Work required: Look through the records below and collect all lines that hold the string "chart".

Data lines:

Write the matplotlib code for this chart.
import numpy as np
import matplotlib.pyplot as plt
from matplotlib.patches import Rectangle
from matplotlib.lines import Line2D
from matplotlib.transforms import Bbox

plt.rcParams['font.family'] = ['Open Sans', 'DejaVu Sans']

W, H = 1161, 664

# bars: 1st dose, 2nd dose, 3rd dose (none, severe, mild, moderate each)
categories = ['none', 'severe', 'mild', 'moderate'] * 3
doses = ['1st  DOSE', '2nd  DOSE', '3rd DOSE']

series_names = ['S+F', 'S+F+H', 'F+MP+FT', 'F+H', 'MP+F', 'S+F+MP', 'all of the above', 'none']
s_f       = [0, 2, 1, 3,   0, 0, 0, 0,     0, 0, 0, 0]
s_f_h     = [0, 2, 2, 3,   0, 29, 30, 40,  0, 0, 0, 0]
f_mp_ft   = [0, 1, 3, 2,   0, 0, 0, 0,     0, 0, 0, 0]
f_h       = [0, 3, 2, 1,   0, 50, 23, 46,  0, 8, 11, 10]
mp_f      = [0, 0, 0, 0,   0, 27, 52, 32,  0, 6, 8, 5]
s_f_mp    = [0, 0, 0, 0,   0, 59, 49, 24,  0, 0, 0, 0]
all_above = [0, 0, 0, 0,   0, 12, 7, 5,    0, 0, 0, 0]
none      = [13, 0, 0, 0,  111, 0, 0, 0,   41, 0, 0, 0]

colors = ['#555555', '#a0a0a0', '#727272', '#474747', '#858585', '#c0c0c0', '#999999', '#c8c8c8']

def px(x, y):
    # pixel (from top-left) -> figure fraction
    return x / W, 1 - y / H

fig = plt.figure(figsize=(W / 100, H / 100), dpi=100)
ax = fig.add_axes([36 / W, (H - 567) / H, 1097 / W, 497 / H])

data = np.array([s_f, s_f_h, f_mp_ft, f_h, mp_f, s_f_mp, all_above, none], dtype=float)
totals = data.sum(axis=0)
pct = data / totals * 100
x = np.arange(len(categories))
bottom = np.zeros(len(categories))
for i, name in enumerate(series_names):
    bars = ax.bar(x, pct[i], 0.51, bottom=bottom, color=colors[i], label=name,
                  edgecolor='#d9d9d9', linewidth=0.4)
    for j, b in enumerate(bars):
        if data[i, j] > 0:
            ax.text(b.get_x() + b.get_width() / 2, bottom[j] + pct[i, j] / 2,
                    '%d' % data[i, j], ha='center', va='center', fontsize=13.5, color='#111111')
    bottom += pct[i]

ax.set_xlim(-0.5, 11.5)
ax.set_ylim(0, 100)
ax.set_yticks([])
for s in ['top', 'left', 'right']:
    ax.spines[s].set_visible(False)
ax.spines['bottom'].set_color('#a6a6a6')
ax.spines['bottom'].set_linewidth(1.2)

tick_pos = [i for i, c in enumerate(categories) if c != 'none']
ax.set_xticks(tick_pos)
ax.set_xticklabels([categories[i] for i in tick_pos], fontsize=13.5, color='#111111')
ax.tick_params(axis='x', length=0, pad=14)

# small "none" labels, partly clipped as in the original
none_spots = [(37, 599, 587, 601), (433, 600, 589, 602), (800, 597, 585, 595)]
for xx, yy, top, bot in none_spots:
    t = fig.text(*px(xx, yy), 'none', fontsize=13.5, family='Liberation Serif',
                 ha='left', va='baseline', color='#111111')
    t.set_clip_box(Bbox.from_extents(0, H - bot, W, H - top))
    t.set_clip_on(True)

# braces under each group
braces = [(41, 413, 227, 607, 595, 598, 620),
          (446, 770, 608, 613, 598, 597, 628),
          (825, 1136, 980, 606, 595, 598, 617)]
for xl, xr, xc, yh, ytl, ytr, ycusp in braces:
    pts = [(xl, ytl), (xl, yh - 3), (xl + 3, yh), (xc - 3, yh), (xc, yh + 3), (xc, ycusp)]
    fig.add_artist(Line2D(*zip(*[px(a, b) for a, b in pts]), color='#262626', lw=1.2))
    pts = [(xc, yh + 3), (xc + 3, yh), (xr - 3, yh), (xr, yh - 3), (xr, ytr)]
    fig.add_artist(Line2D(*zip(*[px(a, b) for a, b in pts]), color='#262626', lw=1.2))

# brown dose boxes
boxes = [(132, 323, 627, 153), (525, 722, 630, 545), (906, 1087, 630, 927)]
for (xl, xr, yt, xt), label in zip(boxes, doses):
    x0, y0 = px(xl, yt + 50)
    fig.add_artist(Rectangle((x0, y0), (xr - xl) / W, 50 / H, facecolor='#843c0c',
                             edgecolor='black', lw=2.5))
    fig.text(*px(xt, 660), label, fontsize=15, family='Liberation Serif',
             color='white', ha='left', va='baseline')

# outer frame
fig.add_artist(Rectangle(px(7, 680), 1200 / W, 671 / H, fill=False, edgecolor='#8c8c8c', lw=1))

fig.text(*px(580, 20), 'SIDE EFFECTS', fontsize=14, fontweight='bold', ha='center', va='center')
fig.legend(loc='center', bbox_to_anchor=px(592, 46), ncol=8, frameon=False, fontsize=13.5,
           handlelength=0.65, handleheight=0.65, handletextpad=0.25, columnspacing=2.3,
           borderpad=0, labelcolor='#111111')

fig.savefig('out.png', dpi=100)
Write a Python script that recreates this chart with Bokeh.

Solution for this task:
Write the matplotlib code for this chart.
Write a Python script that recreates this chart with Bokeh.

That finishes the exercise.